Transformation Management – “Winning, today is a function of continuous transformation.”

July 28, 2017 Share this article:

News Article - Mario Mora, Managing Partner Equation Partners Chile and Global AltoPartners Board member, recently published an article in Diario Financiero, Chile’s leading financial newspaper, on transformation management. To read the original piece published in Spanish, click here

The English version has been provided on the Equation Partners website

No one doubts that we are living a new and profound industrial revolution, where “hyper connectivity and instantaneity” emerge as icons that characterize this new reality. The implications are great for all corporate world actors, especially for CEOs. This is because, in this new world, it is no longer enough to show incremental improvements to leave the competition behind. Although it sounds theoretical and exhausting, winning today is a function of continuous transformation; the way we do business, relate to customers, manage information, etc.

The technological catalysts of this new industrial revolution are already here, although at different levels of development facing the markets. “Omnipresent digital technology” is an impressive reality; and the cloud, sensors, and cell phones, all converge in what we now call the “Internet of Things”; a new field that will make machines more intelligent and people more capable (cars without drivers; smart houses, factories and cities, and whatever else the imagination may produce).

However, we must make no mistake: transforming a business can be much more complex than having a disruptive business attitude. The “disruptive” are usually entrepreneurs starting something, who play the offensive, and carry a light backpack, where ideas and conviction are the most important burden. On the contrary, pushing a transformation into an established company, with a significant structure of assets and capital requirements, is very different. Here we must balance a strong offensive of the new, with a solid defense of the core business.
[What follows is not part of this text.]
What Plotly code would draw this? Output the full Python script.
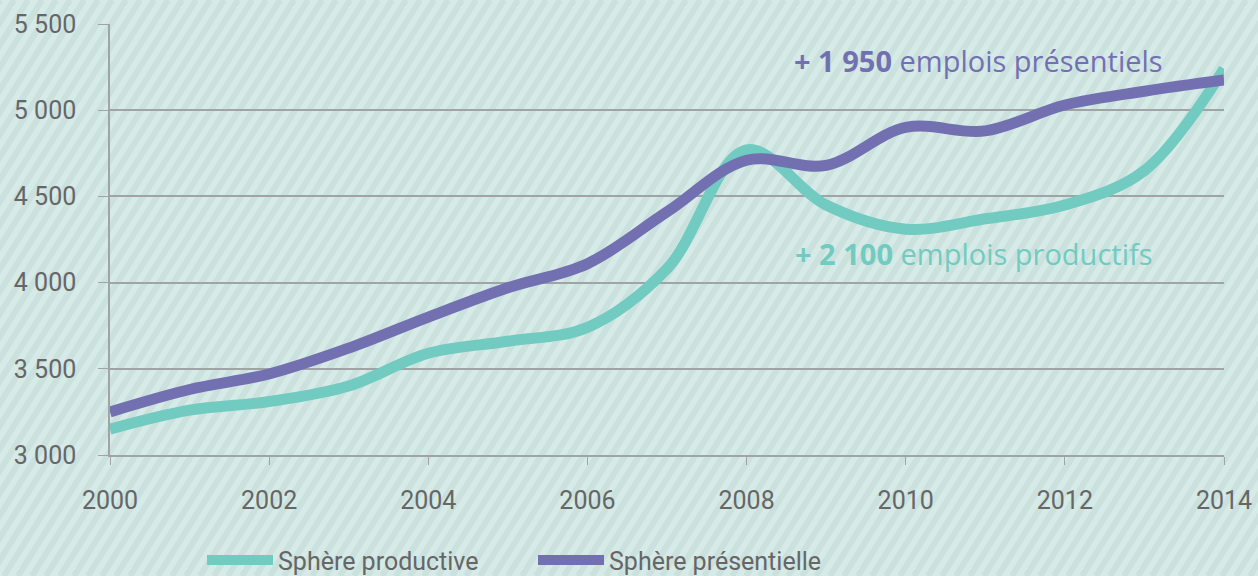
import plotly.graph_objects as go

years = list(range(2000, 2015))
productive = [3150, 3260, 3310, 3400, 3590, 3660, 3740, 4080, 4770, 4450, 4310, 4370, 4450, 4650, 5240]
presentielle = [3250, 3380, 3470, 3620, 3800, 3970, 4110, 4410, 4710, 4680, 4900, 4880, 5030, 5110, 5175]
y_ticks = [3000, 3500, 4000, 4500, 5000, 5500]
x_ticks = [2000, 2002, 2004, 2006, 2008, 2010, 2012, 2014]

TEAL = "#72cbc0"
PURPLE = "#7370b2"
GRAY = "#666666"
AXIS = "#a0a4a4"

W, H = 1258, 576
L, R, T, B = 110, 34, 24, 121
pw, ph = W - L - R, H - T - B

fig = go.Figure()
fig.add_trace(go.Scatter(x=years, y=productive, mode="lines", name="Sphère productive",
                         line=dict(color=TEAL, width=11, shape="spline", smoothing=1.0)))
fig.add_trace(go.Scatter(x=years, y=presentielle, mode="lines", name="Sphère présentielle",
                         line=dict(color=PURPLE, width=11, shape="spline", smoothing=1.0)))

# decorative diagonal stripes in background
shapes = []
dx = 360
step = 14
px0 = -dx
while px0 < W + 20:
    x0 = (px0 - L) / pw
    x1 = (px0 + dx - L) / pw
    y0 = -(B) / ph
    y1 = (ph + T) / ph
    shapes.append(dict(type="line", xref="paper", yref="paper", x0=x0, y0=y0, x1=x1, y1=y1,
                       line=dict(color="#cbe1de", width=6), layer="below"))
    px0 += step

fig.update_layout(
    width=W, height=H,
    margin=dict(l=L, r=R, t=T, b=B, autoexpand=False),
    paper_bgcolor="#d6eae7",
    plot_bgcolor="rgba(0,0,0,0)",
    separators=", ",
    shapes=shapes,
    font=dict(family="Roboto", color=GRAY, size=25),
    showlegend=True,
    legend=dict(orientation="h", x=0.0826, xanchor="left", y=-0.244, yanchor="middle",
                font=dict(size=25, color=GRAY), bgcolor="rgba(0,0,0,0)", itemwidth=66,
                entrywidth=250),
    xaxis=dict(range=[2000, 2014], tickvals=x_ticks, showgrid=False, showline=True,
               linecolor=AXIS, linewidth=1.5, ticks="outside", ticklen=8, tickcolor=AXIS,
               tickfont=dict(size=25, color=GRAY), zeroline=False, ticklabelstandoff=14),
    yaxis=dict(range=[3000, 5500], tickvals=y_ticks, tickformat=",d", showgrid=True,
               gridcolor=AXIS, gridwidth=1.5, showline=True, linecolor=AXIS, linewidth=1.5,
               ticks="outside", ticklen=10, tickcolor=AXIS, zeroline=False,
               tickfont=dict(size=25, color=GRAY), ticklabelstandoff=17),
    annotations=[
        dict(x=2013.26, y=5291, xref="x", yref="y", xanchor="right", yanchor="middle",
             text="<b>+ 1 950</b> emplois présentiels", showarrow=False,
             font=dict(family="Open Sans", size=29, color=PURPLE)),
        dict(x=2013.13, y=4166, xref="x", yref="y", xanchor="right", yanchor="middle",
             text="<b>+ 2 100</b> emplois productifs", showarrow=False,
             font=dict(family="Open Sans", size=29, color=TEAL)),
    ],
)

fig.write_html("out.html", config={"displayModeBar": False},
               post_script="document.body.style.margin='0';document.body.style.overflow='hidden';")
In this context, any general manager faced with a transformation process of this nature should keep some considerations in mind. The first; understand that the “core” of the business must be kept healthy at all costs, since it provides the platform and flow necessary to, in parallel, launch “disruptive moves” with high potential value. The second has to do with the acceptance that the days when strategies were defined for long periods of time are over; agility is as important today as the content of a strategy, and these have an increasingly shorter life cycle. The third relates to the decision to run all the extra miles to attract the best talent available. The difference between good and excellent is the order of magnitude. The fourth has to do with defining a meaningful purpose that serves as a permanent north that guides the CEO and the entire organization in transit through this path of change and uncertainty, so typical of transformation.